James Spount said on May. 22, 2010 at 9:32am
b sarbane:
I could not agree more. Ms. Ravitch has been a historically scattered education "researcher." Perhaps she is burned by the fact that, in just 16 months, Mr. Obama's education secretary has affected more progressive educational change than Mr. Bush's team accomplished in 8 years? See the latest NY Times Magazine cover story...
http://www.nytimes.com/2010/05/23/magazine/23Race-t.html?ref=magazine&pagewanted=print
Rita S said on May. 22, 2010 at 10:26am
With all due respect to B Sarbane--those 40K kids on charter school waiting lists
represent 40K kids clamoring to get OUT of NYC public schools. The public schools are failing 97% of the students and they appear to be compulsively focused on the 3% hovering in charter schools--these charter schools don't have the same restrictions as public schools--they refuse audits and are not subjected to similar scrutiny. Why aren't we fixing the public schools tasked with educating 97% of students vs. waving pom poms over the privatized schools handling 3%?
The very students who need our help in this country are abandoned in this charter school/privatized concept. How is that equality in education? Dr. Ravitch is spot on and as a parent and a business owner I related to everything in her book. We all need to stand on those railroad tracks with her and yell stop to Arne Duncan before it is too late.
Rochester Teacher said on May. 22, 2010 at 11:10am
It is the very premise behind a business model in education that is flawed.
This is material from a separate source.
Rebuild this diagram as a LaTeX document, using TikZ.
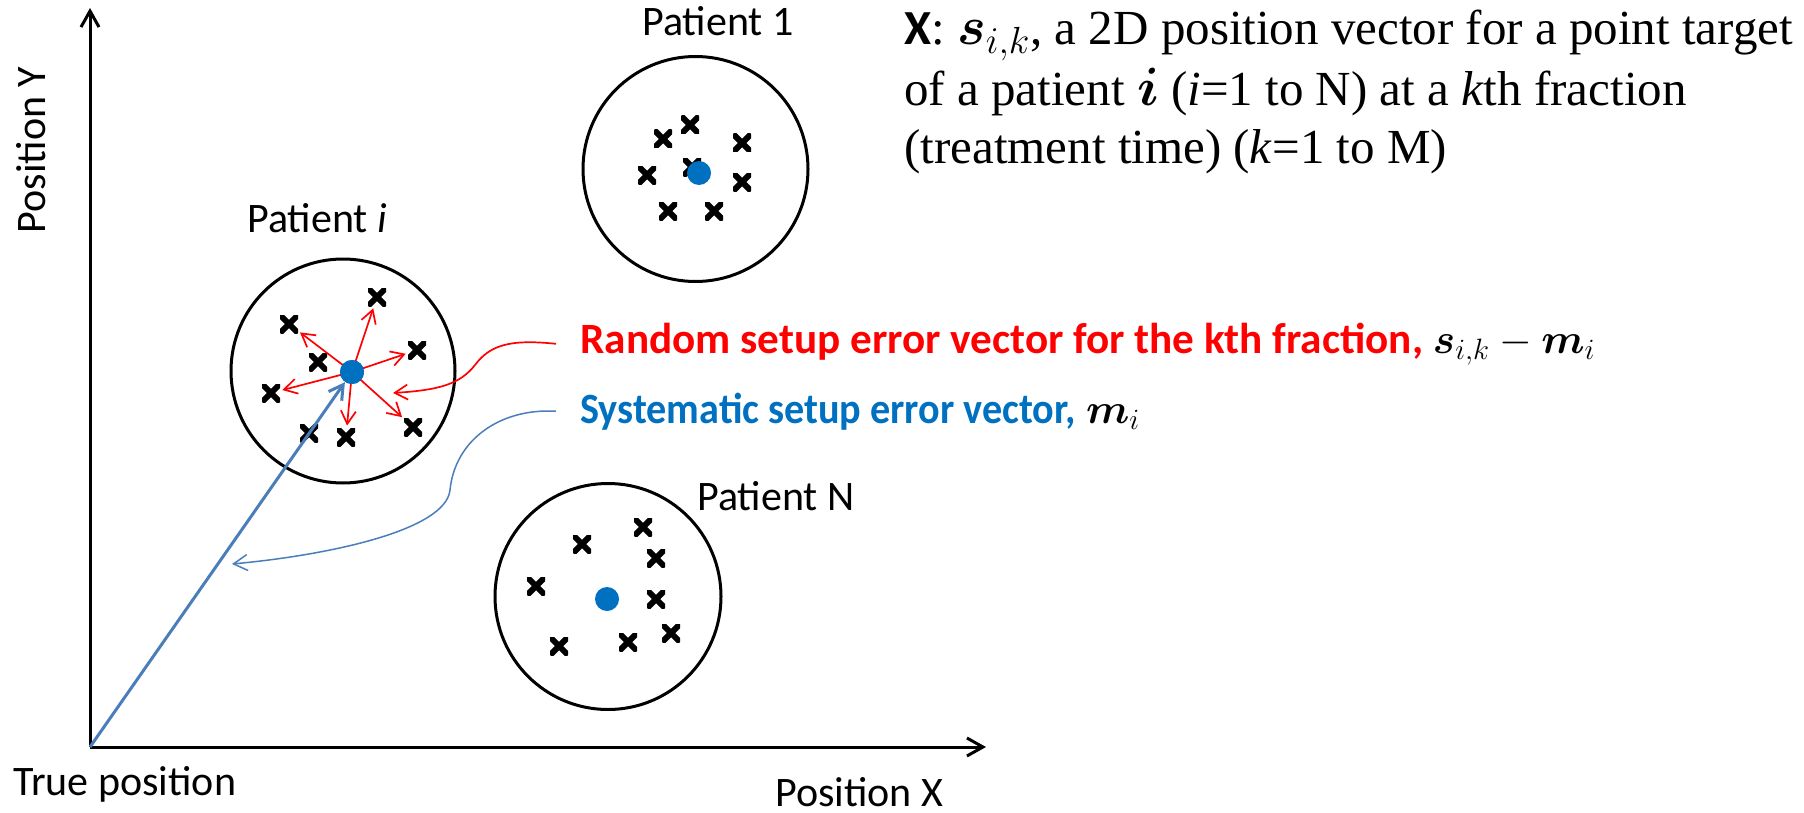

Best practice for teaching is cooperation- sharing materials, information, strategies, goals, best practices. When we create charter schools, or fear that schools may be shut down or pay for test scores we end the cooperation. Teachers will fight to have the best students- better test scores, higher paycheck. Forget inclusion. Forget remedial classes. School administrators will shuffel the low performing kids from one school to another to improve their test scores. "Credit Recovery" classes will become the norm. Miss half a year? Come in for a couple saturdays and get caught up! Forget innovation, forget project based learning, forget preparing students for life outside of school. What education will become is test prep and a numbers game. Teach to the test, don't get fired. Don't get shut down.
b sarbane said on May. 23, 2010 at 1:59pm
Because, Rita S, there have been decades of "fixing the public schools" and they are getting worse, not better. Time for a paradigm shift. The public education model has clearly failed -- no amount of money thrown at the model works. Rochester is a national petri dish for the failure of even the most aggressive "reform" movements. All have failed. The teachers unions and entire education establishment is not focused on kids or education -- they are focused on protecting the bureaucracy and money. The only way to change is to replace that model with what does work, which is charter schools and/or vouchers. Why are the unions so afraid of giving parents and kids a choice? Because they know there will be a mass exodus from schools they continue to run.